Efficient Mixed-Precision Inference for Vision Transformers

Recent advances in deep learning (DL) have been achieved by scaling the number of model parameters and training data. The Transformer is the most widely used DL model architecture in natural language processing. Its key feature is the attention mechanism, which allows the model to focus dynamically on the relevant context in the global latent space. This has led to scaling models in natural language processing with up to 405 billion parameters, equivalent to 810 gigabytes (GB) of memory in 16-bit floating point (FP16). At this level of accuracy, a model of this size requires several accelerator compute nodes. The Transformer architecture has been successfully transferred to the computer vision domain as the Vision Transformer (ViT). Similarly, scaling the number of parameters in the ViT architecture increased the model’s predictive power. In addition, modifications to the ViT architecture led to new architectures such as the Data efficient Image Transformer (DeiT), Swin Transformer, and DeiT3. Each of these improved upon the shortcomings of the original architecture. Nevertheless, these models require substantial computing power and energy to process the images at scale. 

The emergence of Artificial Intelligence (AI) systems and applications will require DL models to run efficiently with a conscious energy consumption, as it is expected that, by 2040, the energy consumed by devices will exceed our energy production capability. To tackle this, we investigate the compression methods for ViT architectures to reduce the model’s required size and translate the computation to more energy-efficient data types. The methods and algorithms presented in this dissertation allow the ViT architectures to operate with less energy consumed and reduced latency at a similar level of predictive performance to the reference model.

Firstly, we comprehensively evaluate the effect of the post-training quantization on the ViT, DeiT, Swin Transformer, and DeiT3 models. We show that ViT and DeiT3, after quantization, lose their predictive power, while DeiT and Swin do not. We hypothesize that the regularization applied during training positively affects the quantization’s robustness. Next, we perform per-layer analysis using the signal-to-quantization-noise ratio (SQNR), which measures the latent signal going through a quantized network compared to the reference FP32 DL model. We show that a correlation exists between the SQNR value and quantization error. Moreover, we propose an easy yet effective post-training quantization method that utilizes mixed-precision computation, allowing us to compress the models up to 90%. As a result, our models approach the fully quantized DL models in size while keeping the predictive performance close to the FP32.

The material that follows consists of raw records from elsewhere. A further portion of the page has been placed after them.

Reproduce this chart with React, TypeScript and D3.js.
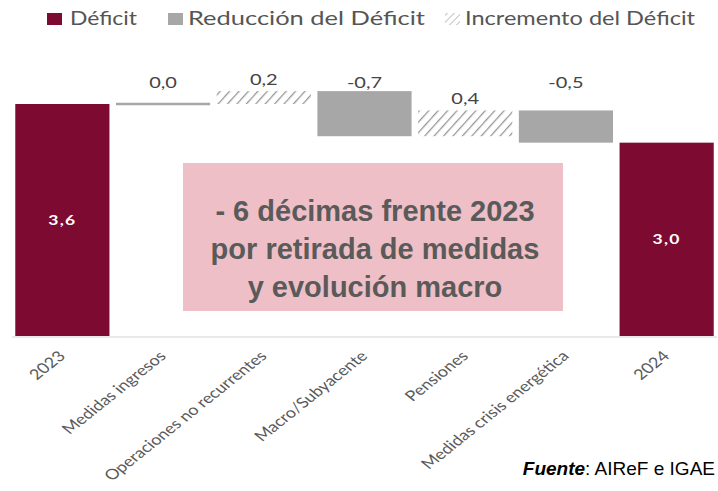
import React from 'react';
import * as d3 from 'd3';

// Waterfall data (déficit, % PIB)
const categories = [
  '2023',
  'Medidas ingresos',
  'Operaciones no recurrentes',
  'Macro/Subyacente',
  'Pensiones',
  'Medidas crisis energética',
  '2024',
];
const values = [3.6, 0.0, 0.2, -0.7, 0.4, -0.5, 3.0];
const isTotal = [true, false, false, false, false, false, true];

const legendLabels = ['Déficit', 'Reducción del Déficit', 'Incremento del Déficit'];
const noteLines = ['- 6 décimas frente 2023', 'por retirada de medidas', 'y evolución macro'];

const W = 718;
const H = 491;
const DEFICIT = '#7d0a30';
const GREY = '#a7a7a7';
const HUMANIST = 'Lato, "Open Sans", sans-serif';
const SX = 1.25; // the source picture is stretched horizontally

const fmt = (v: number) => d3.format('.1f')(v).replace('−', '-').replace('.', ',');

export default function App() {
  const x = d3
    .scaleBand<string>()
    .domain(categories)
    .range([12, 717])
    .paddingInner(0.065)
    .paddingOuter(0.0325);
  const y = d3.scaleLinear().domain([0, 3.6]).range([336, 104]);
  const bw = x.bandwidth();
  const labelRow = y(3.6) - 16;

  // running totals for the floating bars
  let running = 0;
  const bars = categories.map((c, i) => {
    const v = values[i];
    let lo: number, hi: number;
    if (isTotal[i]) {
      lo = 0;
      hi = v;
      running = v;
    } else {
      const start = running;
      running = start + v;
      lo = Math.min(start, running);
      hi = Math.max(start, running);
    }
    return { c, v, lo, hi, total: isTotal[i] };
  });

  const legend = [
    { label: legendLabels[0], fill: DEFICIT, sq: 47, tx: 70, len: 67 },
    { label: legendLabels[1], fill: GREY, sq: 168, tx: 188, len: 237 },
    { label: legendLabels[2], fill: 'url(#hatchS)', sq: 445, tx: 465, len: 230 },
  ];

  return (
    <svg
      width={W}
      height={H}
      style={{ position: 'absolute', left: 0, top: 0, background: '#fff' }}
    >
      <defs>
        <pattern id="hatch" width="7" height="7" patternUnits="userSpaceOnUse" patternTransform="rotate(42)">
          <line x1="0" y1="0" x2="0" y2="7" stroke="#979797" strokeWidth="2.6" />
        </pattern>
        <pattern id="hatchS" width="5" height="5" patternUnits="userSpaceOnUse" patternTransform="rotate(45)">
          <line x1="0" y1="0" x2="0" y2="5" stroke="#b0b0b0" strokeWidth="1.6" />
        </pattern>
      </defs>

      {/* legend */}
      <g fontFamily={HUMANIST} fontSize={18.5} fill="#555">
        {legend.map((l) => (
          <g key={l.label}>
            <rect x={l.sq} y={13} width={15} height={12} fill={l.fill} />
            <text x={l.tx} y={25} textLength={l.len} lengthAdjust="spacingAndGlyphs">
              {l.label}
            </text>
          </g>
        ))}
      </g>

      {/* baseline */}
      <line x1={12} x2={717} y1={y(0) + 1} y2={y(0) + 1} stroke="#e2e2e2" strokeWidth={1.5} />

      {bars.map((b) => {
        const x0 = x(b.c)!;
        const cx = x0 + bw / 2;
        const top = y(b.hi);
        const h = y(b.lo) - y(b.hi);
        if (b.total) {
          return (
            <g key={b.c}>
              <rect x={x0} y={top} width={bw} height={h} fill={DEFICIT} />
              <text
                transform={`translate(${cx},${(top + y(b.lo)) / 2 + 5}) scale(${SX},1)`}
                textAnchor="middle"
                fontFamily={HUMANIST}
                fontWeight="bold"
                fontSize={14}
                letterSpacing={1}
                fill="#fff"
              >
                {fmt(b.v)}
              </text>
            </g>
          );
        }
        const ly = b.v > 0 ? top - 6 : labelRow;
        return (
          <g key={b.c}>
            {b.v === 0 ? (
              <line x1={x0} x2={x0 + bw} y1={top} y2={top} stroke={GREY} strokeWidth={2.5} />
            ) : (
              <rect x={x0} y={top} width={bw} height={h} fill={b.v > 0 ? 'url(#hatch)' : GREY} />
            )}
            <text
              transform={`translate(${cx},${ly}) scale(${SX},1)`}
              textAnchor="middle"
              fontFamily={HUMANIST}
              fontSize={16}
              fill="#444"
            >
              {fmt(b.v)}
            </text>
          </g>
        );
      })}

      {/* rotated category labels */}
      <g fontFamily={HUMANIST} fontSize={14.5} fill="#5a5a5a">
        {bars.map((b) => (
          <text
            key={b.c}
            textAnchor="end"
            transform={`translate(${x(b.c)! + bw / 2 + 4},${y(0) + 21}) scale(${SX},1) rotate(-45)`}
          >
            {b.c}
          </text>
        ))}
      </g>

      {/* annotation box */}
      <rect x={183} y={163} width={380} height={148} fill="#eebfc6" />
      <g
        fontFamily='"Liberation Sans", Arial, sans-serif'
        fontWeight="bold"
        fontSize={29}
        fill="#5a5a5a"
        textAnchor="middle"
      >
        {noteLines.map((l, i) => (
          <text key={i} x={375} y={221 + i * 38}>
            {l}
          </text>
        ))}
      </g>

      {/* source */}
      <text
        x={715}
        y={475}
        textAnchor="end"
        fontFamily='"Liberation Sans", Arial, sans-serif'
        fontSize={19}
        fill="#000"
      >
        <tspan fontWeight="bold" fontStyle="italic">Fuente</tspan>: AIReF e IGAE
      </text>
    </svg>
  );
}
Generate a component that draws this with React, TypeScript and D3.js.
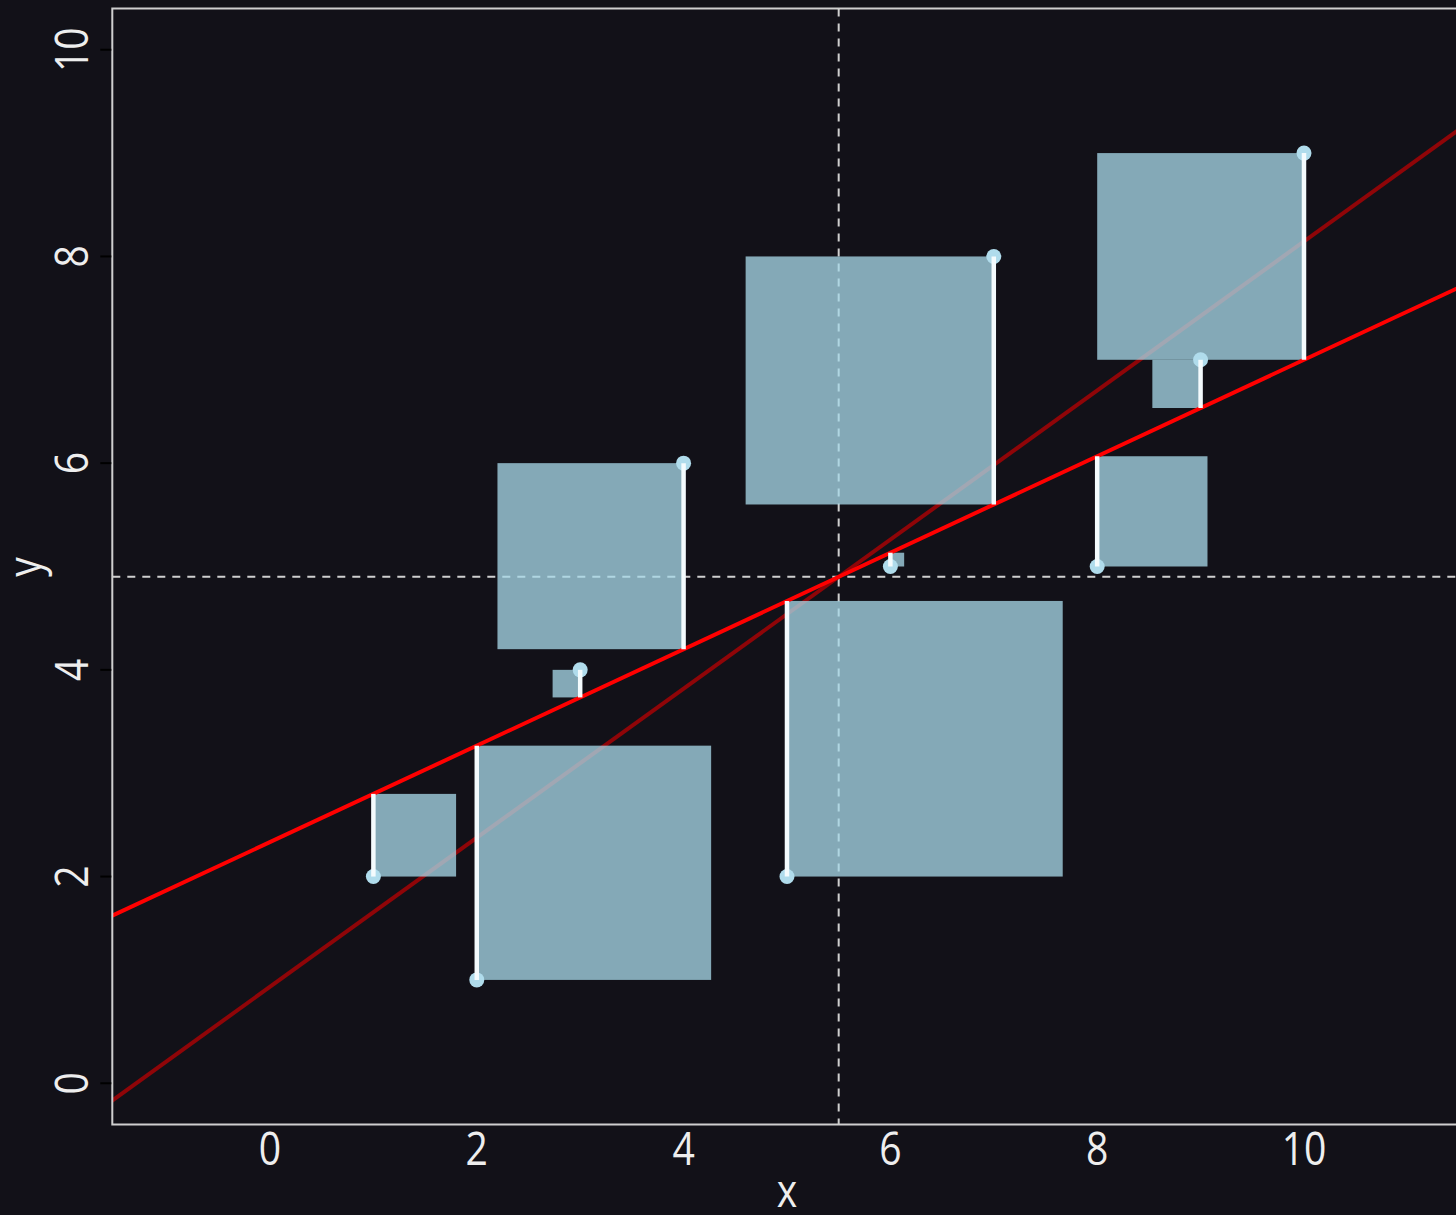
import React from "react";
import * as d3 from "d3";

// Data
const xValues = [1, 2, 3, 4, 5, 6, 7, 8, 9, 10];
const yValues = [2, 1, 4, 6, 2, 5, 8, 5, 7, 9];
const guessSlope = 0.4667; // slope of the bright red (trial) line through the means
const xTicks = [0, 2, 4, 6, 8, 10];
const yTicks = [0, 2, 4, 6, 8, 10];
const xDomain = [-1.525, 11.6];
const yDomain = [-0.4, 10.4];

const W = 1456;
const H = 1215;
const plotLeft = 112.3;
const plotTop = 8.4;
const plotBottom = 1124.6;
const pxPerUnitX = 103.4;
const plotRight = plotLeft + (xDomain[1] - xDomain[0]) * pxPerUnitX;

const COLORS = {
  bg: "#121118",
  frame: "#cfcfcf",
  text: "#eeeeee",
  square: "#a6d8e8",
  point: "#b0dcec",
  seg: "#f4fbfd",
  guess: "#ff0000",
  ols: "#8f0508",
  dash: "#cfcfcf",
};

export default function App() {
  const x = d3.scaleLinear().domain(xDomain).range([plotLeft, plotRight]);
  const y = d3.scaleLinear().domain(yDomain).range([plotBottom, plotTop]);

  const xMean = d3.mean(xValues) as number;
  const yMean = d3.mean(yValues) as number;
  let sxy = 0;
  let sxx = 0;
  xValues.forEach((xv, i) => {
    sxy += (xv - xMean) * (yValues[i] - yMean);
    sxx += (xv - xMean) * (xv - xMean);
  });
  const olsSlope = sxy / sxx;
  const olsLine = (v: number) => yMean + olsSlope * (v - xMean);
  const guessLine = (v: number) => yMean + guessSlope * (v - xMean);

  const xs = [xDomain[0] - 1, xDomain[1] + 1];
  const olsPath = d3.line<number>().x((d) => x(d)).y((d) => y(olsLine(d)))(xs) as string;
  const guessPath = d3.line<number>().x((d) => x(d)).y((d) => y(guessLine(d)))(xs) as string;

  const pts = xValues.map((xv, i) => {
    const yv = yValues[i];
    const fit = guessLine(xv);
    const r = yv - fit;
    const side = Math.abs(r);
    const x0 = r > 0 ? xv - side : xv;
    const x1 = r > 0 ? xv : xv + side;
    const y0 = Math.min(yv, fit);
    const y1 = Math.max(yv, fit);
    return { xv, yv, fit, x0, x1, y0, y1 };
  });

  const font = "'Open Sans', 'Noto Sans', sans-serif";
  const fs = 46;

  return (
    <svg
      width={W}
      height={H}
      style={{ position: "absolute", left: 0, top: 0, display: "block" }}
    >
      <defs>
        <clipPath id="plotClip">
          <rect x={plotLeft} y={plotTop} width={plotRight - plotLeft} height={plotBottom - plotTop} />
        </clipPath>
      </defs>
      <rect x={0} y={0} width={W} height={H} fill={COLORS.bg} />

      <g clipPath="url(#plotClip)">
        {/* mean lines */}
        <line
          x1={x(xMean)}
          x2={x(xMean)}
          y1={plotTop}
          y2={plotBottom}
          stroke={COLORS.dash}
          strokeWidth={2}
          strokeDasharray="8,7"
        />
        <line
          x1={plotLeft}
          x2={plotRight}
          y1={y(yMean)}
          y2={y(yMean)}
          stroke={COLORS.dash}
          strokeWidth={2}
          strokeDasharray="8,7"
        />
        {/* OLS line */}
        <path d={olsPath} stroke={COLORS.ols} strokeWidth={4} fill="none" />
        {/* squares */}
        {pts.map((p, i) => (
          <rect
            key={"sq" + i}
            x={x(p.x0)}
            y={y(p.y1)}
            width={x(p.x1) - x(p.x0)}
            height={y(p.y0) - y(p.y1)}
            fill={COLORS.square}
            fillOpacity={0.77}
          />
        ))}
        {/* trial line */}
        <path d={guessPath} stroke={COLORS.guess} strokeWidth={4} fill="none" />
        {/* points */}
        {pts.map((p, i) => (
          <circle key={"pt" + i} cx={x(p.xv)} cy={y(p.yv)} r={7.5} fill={COLORS.point} />
        ))}
        {/* residual segments */}
        {pts.map((p, i) => (
          <line
            key={"seg" + i}
            x1={x(p.xv)}
            x2={x(p.xv)}
            y1={y(p.yv)}
            y2={y(p.fit)}
            stroke={COLORS.seg}
            strokeWidth={4.5}
          />
        ))}
      </g>

      {/* frame */}
      <path
        d={`M${plotRight},${plotTop} L${plotLeft},${plotTop} L${plotLeft},${plotBottom} L${plotRight},${plotBottom}`}
        fill="none"
        stroke={COLORS.frame}
        strokeWidth={2}
      />

      {/* y ticks */}
      {yTicks.map((t) => (
        <g key={"yt" + t}>
          <line x1={plotLeft - 12} x2={plotLeft - 1} y1={y(t)} y2={y(t)} stroke="#000000" strokeWidth={2} />
          <text
            transform={`translate(88,${y(t)}) rotate(-90) scale(0.85,1)`}
            textAnchor="middle"
            fontFamily={font}
            fontSize={fs}
            fill={COLORS.text}
          >
            {t}
          </text>
        </g>
      ))}
      {/* x tick labels */}
      {xTicks.map((t) => (
        <text
          key={"xt" + t}
          transform={`translate(${x(t)},1165) scale(0.85,1)`}
          textAnchor="middle"
          fontFamily={font}
          fontSize={fs}
          fill={COLORS.text}
        >
          {t}
        </text>
      ))}

      {/* axis titles */}
      <text
        transform={`translate(787,1207) scale(0.85,1)`}
        textAnchor="middle"
        fontFamily={font}
        fontSize={fs}
        fill={COLORS.text}
      >
        x
      </text>
      <text
        transform={`translate(41,567) rotate(-90) scale(0.85,1)`}
        textAnchor="middle"
        fontFamily={font}
        fontSize={fs}
        fill={COLORS.text}
      >
        y
      </text>
    </svg>
  );
}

Next, we propose a novel post-training quantization method - Hybrid Quantization (HQ). HQ uses the property of the ViTs, which are mainly composed of linear layers. As a result, we design an automatic algorithm that selects the linear layer for static or dynamic quantization based on the SQNR metric. Our HQ method improves the predictive power performance compared to the static quantization in 12/12 ViT, 3/6 DeiT, 6/6 DeiT3, and 6/6 Swin Transformer models on the ImageNet1K validation dataset. Furthermore, we evaluate the latency of HQ models on three hardware environments: an Intel Xeon 5218 Gold CPU, a mobile Apple A15 Bionic CPU, and an NVIDIA A100 GPU. We observe up to 1.15, 1.28, and 1.68 average speedups compared to the dynamic quantization for ViT models, respectively. 

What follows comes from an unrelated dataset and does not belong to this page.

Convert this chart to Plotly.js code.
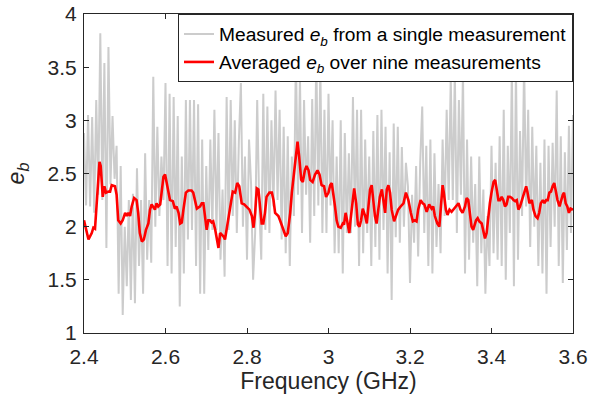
<!DOCTYPE html>
<html>
<head>
<meta charset="utf-8">
<script src="https://cdn.plot.ly/plotly-3.0.1.min.js"></script>
<style>html,body{margin:0;padding:0;background:#fff;}#chart{width:604px;height:401px;}</style>
</head>
<body>
<div id="chart"></div>
<script>
// Single-measurement e_b on a uniform frequency grid (GHz)
const grayStart = 2.4;
const grayStep = 0.005;
const singleEb = [
2.88,2.20,3.05,2.19,3.03,2.13,3.19,2.30,3.82,2.25,
3.54,1.80,3.69,2.40,3.04,2.45,2.76,1.37,2.57,1.17,
2.00,1.44,2.25,1.31,2.31,1.28,2.55,1.63,2.25,1.37,
2.69,1.69,2.25,1.66,3.41,2.00,2.94,2.10,2.66,2.25,
3.35,1.63,3.25,1.56,3.22,1.81,3.04,1.25,2.66,1.56,
3.19,1.88,3.19,1.97,3.19,1.63,3.15,1.37,2.82,1.37,
2.57,1.78,2.82,1.97,3.10,1.97,2.88,1.69,2.35,1.53,
3.22,1.97,3.19,2.10,3.00,1.94,2.80,
3.35,2.00,2.66,1.69,2.82,2.40,1.50,1.94,3.19,2.20,
1.69,3.25,1.97,3.13,1.94,3.00,2.19,3.28,2.25,3.10,
1.88,2.94,1.75,2.85,1.63,2.66,2.10,3.60,2.30,3.40,
1.94,3.19,2.30,2.85,1.85,3.20,2.10,3.60,2.20,3.50,
1.94,3.10,1.94,3.25,2.20,3.00,1.75,2.66,1.75,3.00,
1.56,2.88,1.94,2.69,1.94,3.22,2.00,3.10,1.63,3.10,
1.75,2.82,1.94,2.66,1.63,2.90,1.81,3.05,1.69,3.10,
1.97,2.94,1.56,2.70,
1.31,2.97,1.90,2.94,1.85,2.75,2.00,2.60,2.38,1.47,
2.30,1.85,2.57,1.72,2.60,3.13,1.94,2.76,1.63,2.82,
1.56,2.69,1.81,2.40,1.75,2.82,2.10,3.10,2.25,3.40,
2.25,3.45,1.94,3.19,2.30,3.45,1.56,2.82,1.69,2.66,
1.85,2.40,1.44,2.66,1.75,2.35,1.37,2.10,1.63,2.76,
1.75,2.60,1.69,2.85,1.63,3.10,1.50,2.76,1.94,3.50,
1.44,3.50,1.69,2.90,2.10,3.55,2.19,3.10,1.81,2.94,
2.00,2.76,1.63,2.60,1.56,2.82,1.37,2.76,1.81,2.79,
2.00,3.28,1.63,2.85,1.47,2.70,1.78,2.95,1.94,3.05
];
const singleFreq = singleEb.map((_, i) => +(grayStart + i * grayStep).toFixed(4));

// Averaged e_b over nine measurements
const avgFreq = [
2.400,2.411,2.419,2.423,2.427,2.431,2.438,2.441,2.446,2.450,2.454,2.460,2.464,2.468,2.476,2.480,2.484,2.490,2.495,2.501,
2.505,2.509,2.513,2.517,2.523,2.529,2.533,2.537,2.542,2.547,2.552,2.558,2.562,2.566,2.570,2.574,2.578,2.582,2.587,2.591,
2.595,2.599,2.603,2.607,2.611,2.618,2.623,2.627,2.632,2.636,2.640,2.644,2.650,2.656,2.664,2.668,2.672,2.677,2.685,2.689,
2.693,2.697,2.701,2.705,2.709,2.713,2.717,2.722,2.726,2.730,
2.734,2.742,2.746,2.750,2.758,2.765,2.771,2.776,2.781,2.787,2.793,2.799,2.806,2.812,2.816,2.820,2.824,2.828,2.832,2.836,
2.840,2.844,2.848,2.855,2.861,2.865,2.869,2.877,2.881,2.889,2.895,2.900,2.906,2.910,2.914,2.918,2.924,2.928,2.933,2.937,
2.942,2.946,2.951,2.955,2.961,2.967,2.973,2.978,2.983,2.989,2.994,3.000,3.004,3.008,3.012,3.016,3.020,3.024,3.030,3.035,
3.038,3.042,3.046,3.051,3.054,3.059,3.063,3.068,3.072,3.076,3.080,3.084,3.090,3.094,3.098,3.102,3.106,3.110,3.114,3.118,
3.122,3.126,3.131,3.135,3.139,3.143,3.147,3.151,3.155,
3.161,3.166,3.171,3.177,3.184,3.190,3.196,3.202,3.207,3.212,3.216,3.220,3.226,3.231,3.235,3.241,3.247,3.253,3.257,3.261,
3.267,3.272,3.275,3.280,3.283,3.288,3.292,3.297,3.302,3.306,3.313,3.319,3.324,3.329,3.335,3.339,3.343,3.347,3.351,3.355,
3.362,3.366,3.370,3.376,3.380,3.384,3.388,3.392,3.396,3.400,3.405,3.409,3.413,3.417,3.421,3.425,3.429,3.433,3.437,3.441,
3.445,3.450,3.454,3.458,3.462,3.466,3.470,3.476,3.481,3.485,3.488,3.493,3.499,3.503,3.508,3.513,3.517,3.521,3.526,3.530,
3.534,3.538,3.542,3.546,3.550,3.554,3.558,3.562,3.567,3.571,3.575,3.578,3.582,3.586,3.590,3.594,3.600
];
const avgEb = [
2.06,1.88,1.94,1.99,1.98,2.19,2.61,2.57,2.28,2.38,2.32,2.33,2.33,2.39,2.38,2.30,2.06,2.03,2.06,2.13,
2.10,2.13,2.10,2.19,2.27,2.25,2.13,1.94,1.86,1.88,1.97,2.03,2.16,2.21,2.19,2.16,2.22,2.19,2.21,2.33,
2.47,2.49,2.42,2.33,2.25,2.24,2.17,2.19,2.13,2.03,2.04,2.16,2.32,2.34,2.34,2.32,2.24,2.17,2.19,2.22,
2.22,2.10,1.97,2.06,2.06,2.04,2.05,1.97,1.88,1.80,
1.94,1.91,1.88,1.97,2.19,2.33,2.32,2.41,2.38,2.22,2.21,2.19,2.16,2.10,1.99,2.13,2.36,2.35,2.19,2.03,
2.03,2.13,2.28,2.32,2.32,2.25,2.13,2.10,2.06,1.97,1.91,1.94,2.13,2.32,2.47,2.63,2.80,2.66,2.44,2.42,
2.53,2.57,2.53,2.44,2.42,2.49,2.53,2.49,2.39,2.38,2.28,2.32,2.39,2.41,2.32,2.19,2.06,2.00,1.99,2.03,
2.02,2.13,2.05,1.94,2.06,2.25,2.36,2.22,2.02,2.00,2.06,2.17,2.10,2.03,2.19,2.35,2.39,2.25,2.10,2.03,
2.16,2.28,2.35,2.25,2.13,2.35,2.39,2.32,2.16,
2.05,2.10,2.16,2.19,2.22,2.32,2.25,2.13,2.05,2.06,2.05,2.16,2.25,2.22,2.21,2.14,2.21,2.17,2.19,2.10,
2.03,2.00,2.13,2.39,2.32,2.16,2.11,2.16,2.14,2.16,2.19,2.22,2.16,2.13,2.19,2.27,2.25,2.10,2.00,1.97,
2.06,2.08,2.05,2.03,1.97,1.89,1.94,2.10,2.22,2.32,2.42,2.44,2.35,2.25,2.25,2.28,2.25,2.19,2.21,2.28,
2.28,2.27,2.25,2.24,2.25,2.16,2.19,2.27,2.35,2.38,2.33,2.22,2.25,2.16,2.10,2.08,2.13,2.22,2.25,2.22,
2.25,2.25,2.32,2.33,2.38,2.41,2.33,2.25,2.19,2.25,2.30,2.32,2.22,2.19,2.13,2.17,2.16
];

const xTickVals = [2.4, 2.6, 2.8, 3.0, 3.2, 3.4, 3.6];
const xTickText = ['2.4', '2.6', '2.8', '3', '3.2', '3.4', '3.6'];
const yTickVals = [1, 1.5, 2, 2.5, 3, 3.5, 4];
const yTickText = ['1', '1.5', '2', '2.5', '3', '3.5', '4'];

const seriesNames = [
  'Measured <i>e<sub>b</sub></i> from a single measurement',
  'Averaged <i>e<sub>b</sub></i> over nine measurements'
];

const FONT = 'Liberation Sans, Arial, sans-serif';
const INK = '#262626';

const traces = [
  {x: singleFreq, y: singleEb, type: 'scatter', mode: 'lines', name: seriesNames[0],
   line: {color: '#cccccc', width: 2}},
  {x: avgFreq, y: avgEb, type: 'scatter', mode: 'lines', name: seriesNames[1],
   line: {color: '#ff0000', width: 2.6}}
];

const axisCommon = {
  showline: true, linecolor: INK, linewidth: 1, mirror: 'ticks',
  ticks: 'inside', ticklen: 5, tickwidth: 1, tickcolor: INK,
  showgrid: false, zeroline: false, tickmode: 'array',
  tickfont: {family: FONT, size: 21, color: INK}
};

const layout = {
  width: 604, height: 401,
  margin: {l: 84, r: 31, t: 14, b: 68},
  paper_bgcolor: '#ffffff', plot_bgcolor: '#ffffff',
  showlegend: true,
  xaxis: Object.assign({}, axisCommon, {
    range: [2.4, 3.6], tickvals: xTickVals, ticktext: xTickText,
    ticklabelstandoff: 5,
    title: {text: 'Frequency (GHz)', font: {family: FONT, size: 23, color: INK}, standoff: 4}
  }),
  yaxis: Object.assign({}, axisCommon, {
    range: [1, 4], tickvals: yTickVals, ticktext: yTickText,
    ticklabelstandoff: 2,
    title: {text: '<i>e<sub>b</sub></i>', font: {family: FONT, size: 23, color: INK}, standoff: 16}
  }),
  legend: {
    x: 1, xanchor: 'right', y: 1, yanchor: 'top',
    bgcolor: '#ffffff', bordercolor: INK, borderwidth: 1,
    font: {family: FONT, size: 19.2, color: '#000000'},
    traceorder: 'normal'
  }
};

Plotly.newPlot('chart', traces, layout, {displayModeBar: false, staticPlot: true});
</script>
</body>
</html>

Lastly, we design and implement a mixed-precision attention mechanism in the Triton language. Our mixed-precision attention mixes an 8-bit integer (INT8) and FP16 computation to achieve higher throughput and numerical stability than the reference implementation of FlashAttention in Triton. We show that using a domain-specific language with a compiler can match heavily specialized GPU kernels. Moreover, we open-source our QAttn framework. In this library, we focus on the integration of the PyTorch post-training quantization ecosystem. We extend the PyTorch quantization with custom kernels for quantized matrix multiplication and our mixed-precision attention. We show that our kernels improve the throughput of the ViT model by up to 7.34 compared to the FP32 reference model. Moreover, our framework generalizes to newer foundation models like the Segment Anything Model (SAM). We achieve over 5x more images processed per second for the base and large variants without mean intersection over union (mIOU) drop over the COCO2017 validation set. 

In summary, in this thesis, we holistically address the problem of post-training quantization of ViT models. We propose a novel method to tackle the quantization of ViT architecture. In addition, we open-source the QAttn framework, which implements quantized GPU kernels in Triton and integrates with the PyTorch framework. In our research, we demonstrate memory and latency reduction compared to the reference DL model. Moreover, our work lays the foundation for further research into the compression of ViT models.